In those days the seeker after the goodly pearl of truth, felt constrained to forsake all and followed it; and doubtless the forsaking and the quest brought a moral benefit, though it by no means follows that the form in which they sought it, the Ultramontane fetish of ecclesiastical supremacy--exemption from State interference, combined with an unlimited right to meddle in the State--was in any sense a truth at all. An earnest following out of the supposed truth cannot but be wholesome to the seeker, and to fight for an idea of any kind, must be good in materialistic times.
One is led to use the word 'Ultramontane' in connection with the Free Church 'movement,' by the curious resemblance between the claims of these ardent Presbyterians, and those of the Ultramontane section of the Catholic Church, as well as by the very similar language in which both expressed and supported them. It would seem indeed as if since 1840 a wave of turbulence had passed over the minds of all Churchmen, beginning in this Northern Kingdom and rolling Southwards. England and Ireland have since then been disturbed by unruly priests, and the long pontificate of Pius IX. has witnessed in every country a continued effort of the Spiritual Estate to assert itself against secular authority.

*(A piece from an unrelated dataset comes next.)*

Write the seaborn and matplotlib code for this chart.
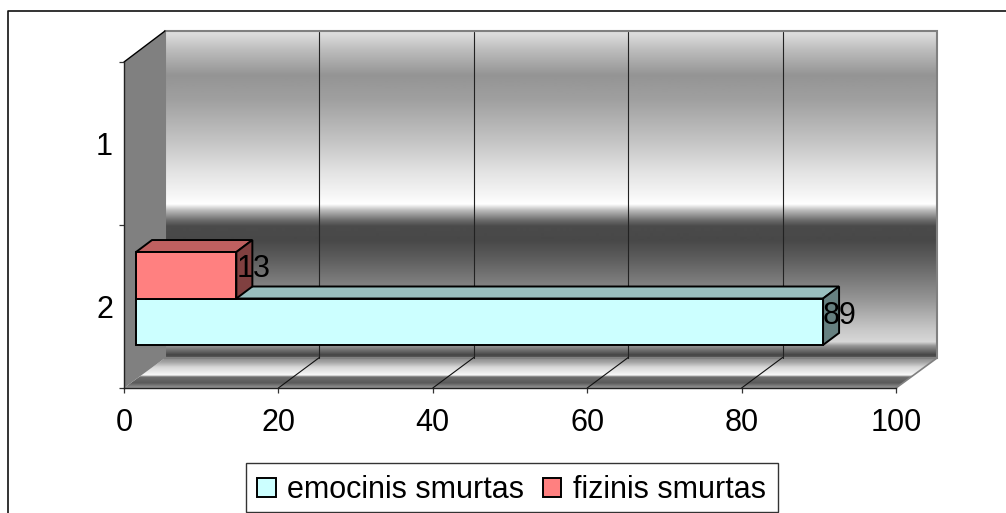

That the struggle in Scotland was for no absolute truth, would appear from the change of front which the body that then arose now presents. It commenced by claiming to have inherited the rights of the historical church, confirmed by act of parliament, to guide the nation and the state in questions of faith and morals. Now it places itself with the voluntary religious associations, and clamours for depriving its own successors of the endowments which its members themselves resigned because of conditions which now do not exist. When Chalmers, ten years before the Disruption, fought the battle of Establishments against Voluntaryism, not only in Scotland, but in England also, he little thought that the Church he was to found, would, in a quarter of a century, become the hottest association of voluntaries in the country! New circumstances have begotten new 'principles,' let us say, for it would not be well to impute anything like trade jealousy to holy men.